As for the price of American amaro, which can hover north of $40 to $50, Ansari focuses on the question of value. “You can be happier spending more money on something if you understand its inherent value and it lives up to your expectations, and in the same way you can be disappointed in something that doesn’t deliver for you even if it was less expensive than the perceived competition.” Bitters & Bottles’ Watson wonders if, in a race to catch up with the Italian amaro scene, American producers are trying to skip ahead. “We should let the little guys be little guys for a while, and be ready to pay a premium if we want to try it now,” she says. “There are going to be examples where the product just isn’t good enough no matter the price, but unfortunately that happens in every category, and actually every industry.”

But the balance between price and quality of many of these “gussied ampoules of boundless joy” remains a sticking point with Cecchini. “I want them to be better, much better, and I want them to be less punitively expensive,” he says. “Until the Americans can establish what they’re trying to do with the category, and compete in both accomplishment and price with the long-established European brands that, by right, control the market, I will remain once-bitten.”

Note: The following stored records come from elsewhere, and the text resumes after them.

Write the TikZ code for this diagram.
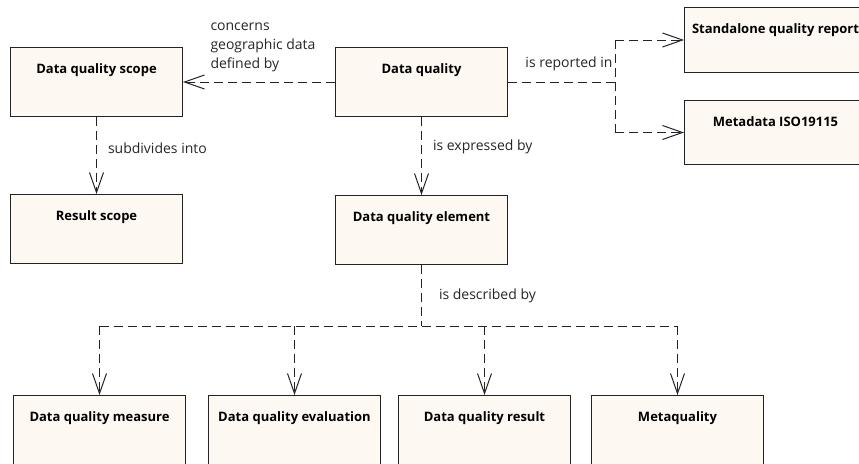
\documentclass[tikz,border=0pt]{standalone}
\usepackage{fontspec}
\setmainfont{Open Sans}
\usepackage{tikz}
\usepackage{xcolor}
\usetikzlibrary{positioning, arrows.meta}
\definecolor{clsfill}{RGB}{253,248,242}
\definecolor{clsline}{RGB}{35,35,35}
\tikzset{cls/.style={rectangle,draw=clsline,line width=1pt,fill=clsfill,anchor=north west,minimum width=172pt,inner xsep=0pt,inner ysep=0pt,text height=26pt,text depth=43pt,font=\bfseries\fontsize{13}{15}\selectfont},
  dashln/.style={draw=clsline,line width=1pt,dash pattern=on 9pt off 5pt},
  dep/.style={dashln,-{Straight Barb[length=20pt,width=14pt]}},
  lbl/.style={font=\fontsize{14}{19}\selectfont,inner sep=2pt,text=black!85}}

\begin{document}
\begin{tikzpicture}[x=1pt,y=-1pt]
      \useasboundingbox (0,0) rectangle (859,463);
      \clip (0,0) rectangle (859,463);
      \node[cls] (scope) at (10,47) {Data quality scope};
      \node[cls] (rscope) at (10,194) {Result scope};
      \node[cls] (dq) at (335,47) {Data quality};
      \node[cls] (elem) at (335,195) {Data quality element};
      \node[cls,minimum width=182pt,text depth=39pt] (sqr) at (684,7) {Standalone quality report};
      \node[cls,minimum width=182pt,text depth=38pt] (iso) at (684,100) {Metadata ISO19115};
      \node[cls,text depth=50pt] (meas) at (13,395) {Data quality measure};
      \node[cls,text depth=50pt] (eval) at (208,395) {Data quality evaluation};
      \node[cls,text depth=50pt] (res) at (398,395) {Data quality result};
      \node[cls,text depth=50pt] (mq) at (591,395) {Metaquality};

      \draw[dep] (dq.west) -- node[lbl,pos=1,above right,align=left,xshift=25pt,yshift=8pt] {concerns\\geographic data\\defined by} (scope.east);
      \draw[dep] (scope.south) -- node[lbl,pos=0.4,right,xshift=9pt] {subdivides into} (rscope.north);
      \draw[dep] (dq.south) -- node[lbl,pos=0.38,right,xshift=9pt] {is expressed by} (elem.north);

      \draw[dashln] (dq.east) -- node[lbl,pos=1,above left,yshift=9pt] {is reported in} ++(107,0) coordinate (rep);
      \draw[dashln] (rep |- sqr.west) -- (rep |- iso.west);
      \draw[dep] (rep |- sqr.west) -- (sqr.west);
      \draw[dep] (rep |- iso.west) -- (iso.west);

      \draw[dashln] (elem.south) -- node[lbl,right,xshift=15pt] {is described by} ++(0,61) coordinate (desc);
      \draw[dashln] (desc -| meas.north) -- (desc -| mq.north);
      \foreach \c in {meas,eval,res,mq}
        \draw[dep] (desc -| \c.north) -- (\c.north);
\end{tikzpicture}
\end{document}
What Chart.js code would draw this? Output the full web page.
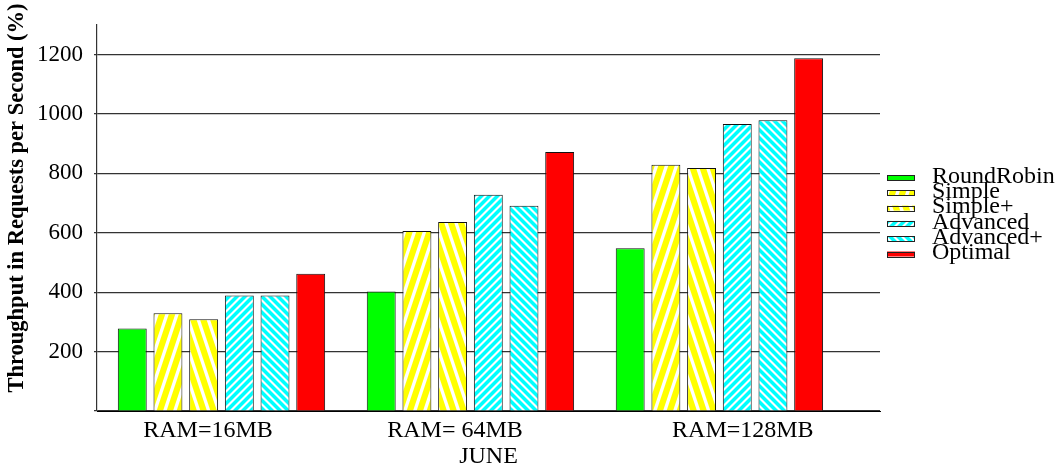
<!DOCTYPE html>
<html>
<head>
<meta charset="utf-8">
<script src="https://cdn.jsdelivr.net/npm/chart.js@4.4.1/dist/chart.umd.min.js"></script>
<style>
  html, body { margin: 0; padding: 0; background: #fff; }
  #wrap { width: 1063px; height: 472px; position: relative; }
</style>
</head>
<body>
<div id="wrap"><canvas id="chart" width="1063" height="472"></canvas></div>
<script>
// Memory configurations along the x axis
const categories = ['RAM=16MB', 'RAM= 64MB', 'RAM=128MB'];

// Throughput per scheduling policy (requests per second, %)
const seriesNames = ['RoundRobin', 'Simple', 'Simple+', 'Advanced', 'Advanced+', 'Optimal'];
const roundRobin   = [278, 402, 548];
const simple       = [329, 606, 829];
const simplePlus   = [309, 636, 818];
const advanced     = [389, 728, 966];
const advancedPlus = [389, 691, 979];
const optimal      = [462, 872, 1187];

// Value axis
const yMin = 0;
const yMax = 1300;
const yStep = 100;
const yLabelStep = 200;

const SERIF = "'Liberation Serif', 'Times New Roman', serif";

// Striped fills: white bands over a base colour
function stripePattern(base, period, band, slope, dir) {
  // slope = vertical rise per horizontal pixel of a band edge
  const w = period, h = Math.round(period * slope);
  const c = document.createElement('canvas');
  c.width = w; c.height = h;
  const g = c.getContext('2d');
  g.fillStyle = base;
  g.fillRect(0, 0, w, h);
  g.fillStyle = '#ffffff';
  for (let k = -2; k <= 2; k++) {
    const x0 = k * period;
    g.beginPath();
    if (dir === '/') {
      g.moveTo(x0, 0); g.lineTo(x0 + band, 0);
      g.lineTo(x0 + band - period, h); g.lineTo(x0 - period, h);
    } else {
      g.moveTo(x0, 0); g.lineTo(x0 + band, 0);
      g.lineTo(x0 + band + period, h); g.lineTo(x0 + period, h);
    }
    g.closePath();
    g.fill();
  }
  return document.createElement('canvas').getContext('2d').createPattern(c, 'repeat');
}

const fills = [
  '#00ff00',
  stripePattern('#ffff00', 10, 3.5, 3, '/'),
  stripePattern('#ffff00', 10, 3.5, 3, '\\'),
  stripePattern('#00ffff', 8, 3, 1, '/'),
  stripePattern('#00ffff', 8, 3, 1, '\\'),
  '#ff0000'
];

const seriesValues = [roundRobin, simple, simplePlus, advanced, advancedPlus, optimal];

const datasets = seriesNames.map((name, s) => ({
  label: name,
  data: seriesValues[s].map((v, i) => ({ x: i, y: v })),
  backgroundColor: fills[s],
  borderColor: '#111',
  borderWidth: 1,
  categoryPercentage: 0.867,
  barPercentage: 0.81
}));

// Horizontal nudge of each category caption relative to its bar group (axis units)
const captionShift = [-0.054, -0.062, 0.094];

// Rotated y-axis caption
const yCaption = {
  id: 'yCaption',
  afterDraw(chart) {
    const ctx = chart.ctx;
    ctx.save();
    ctx.translate(17, 198);
    ctx.rotate(-Math.PI / 2);
    ctx.font = 'bold 22.5px ' + SERIF;
    ctx.fillStyle = '#000';
    ctx.textAlign = 'center';
    ctx.textBaseline = 'middle';
    ctx.fillText('Throughput in Requests per Second (%)', 0, 0);
    ctx.restore();
  }
};

// Compact legend stacked to the right of the plot
const sideLegend = {
  id: 'sideLegend',
  afterDraw(chart) {
    const ctx = chart.ctx;
    const left = chart.chartArea.right + 7;
    const boxW = 28, boxH = 5, rowH = 15.3;
    const top = 177.5;
    ctx.save();
    chart.data.datasets.forEach((ds, i) => {
      const cy = top + i * rowH;
      ctx.fillStyle = ds.backgroundColor;
      ctx.fillRect(left, cy - boxH / 2, boxW, boxH);
      ctx.strokeStyle = '#222';
      ctx.lineWidth = 1;
      ctx.strokeRect(left + 0.5, Math.round(cy - boxH / 2) + 0.5, boxW - 1, boxH);
      ctx.font = '24px ' + SERIF;
      ctx.fillStyle = '#000';
      ctx.textAlign = 'left';
      ctx.textBaseline = 'middle';
      ctx.fillText(ds.label, left + 45, cy - 1);
    });
    ctx.restore();
  }
};

new Chart(document.getElementById('chart'), {
  type: 'bar',
  data: { datasets },
  plugins: [yCaption, sideLegend],
  options: {
    responsive: false,
    animation: false,
    devicePixelRatio: 1,
    layout: { padding: { left: 0, right: 183, top: 21, bottom: 0 } },
    plugins: {
      legend: { display: false },
      tooltip: { enabled: false }
    },
    scales: {
      x: {
        type: 'linear',
        bounds: 'data',
        offset: false,
        min: -0.5,
        max: 2.645,
        afterBuildTicks: (scale) => {
          scale.ticks = categories.map((_, i) => ({ value: i + captionShift[i], index: i }));
        },
        afterFit: (scale) => { scale.height = 61; },
        ticks: {
          callback: (v, i) => categories[i] ?? '',
          font: { family: SERIF, size: 24 },
          color: '#000',
          padding: 5,
          maxRotation: 0,
          autoSkip: false
        },
        grid: { display: false, drawTicks: false },
        border: { display: true, color: '#000', width: 1 },
        title: {
          display: true,
          text: 'JUNE',
          font: { family: SERIF, size: 24 },
          color: '#000',
          padding: { top: 0, bottom: 1 }
        }
      },
      y: {
        min: yMin,
        max: yMax,
        afterFit: (scale) => { scale.width = 97; },
        ticks: {
          stepSize: yStep,
          callback: (v) => (v > 0 && v % yLabelStep === 0) ? String(v) : '',
          font: { family: SERIF, size: 23 },
          color: '#000',
          padding: 11
        },
        grid: { color: '#333', lineWidth: 1.2, tickLength: 3, tickColor: '#333' },
        border: { display: true, color: '#333', width: 1.2 }
      }
    }
  }
});
</script>
</body>
</html>
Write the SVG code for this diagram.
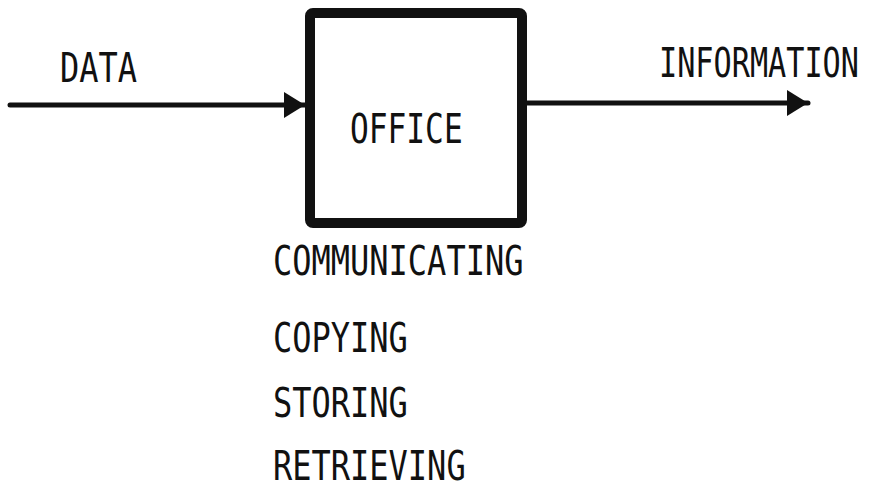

Yesterday, Today, and Amaro

The long game of American amaro makers will vary from producer to producer, but even considering questions of cost, quality, availability, and sustainability, it’s clear that the category and the many ways consumers discover and use amaro will continue to expand in the coming years. I used to envision a natural culling among the bittersweet herd of expressions, but I suspect it will continue to move ahead at the current rate for a while.

“Nothing lasts forever and everything goes in cycles,” says Ansari. “There are likely brands around today that may not be around tomorrow, others that will grow more of a national and global presence, and others that may remain regional. All of this is natural. I think what it comes down to in the end is as a brand is, how do you define success for yourself? Being clear about the answer to that will likely guide the decisions you make in the types of products you produce.”

“I’m very aware that I do this really special thing for a living. I get to ride my Vespa to work and make amaro in the morning and in the afternoon visit some of the most amazing bars and restaurants in the world, right here in New York,” says Catizone. “We make enough money to live our lives and run our business, but I’m looking ahead to what happens after year 10 or year 20.” What that looks like for St. Agrestis or if, as with Italian tradition, we’ll see a second generation someday joining the family business remains to be seen.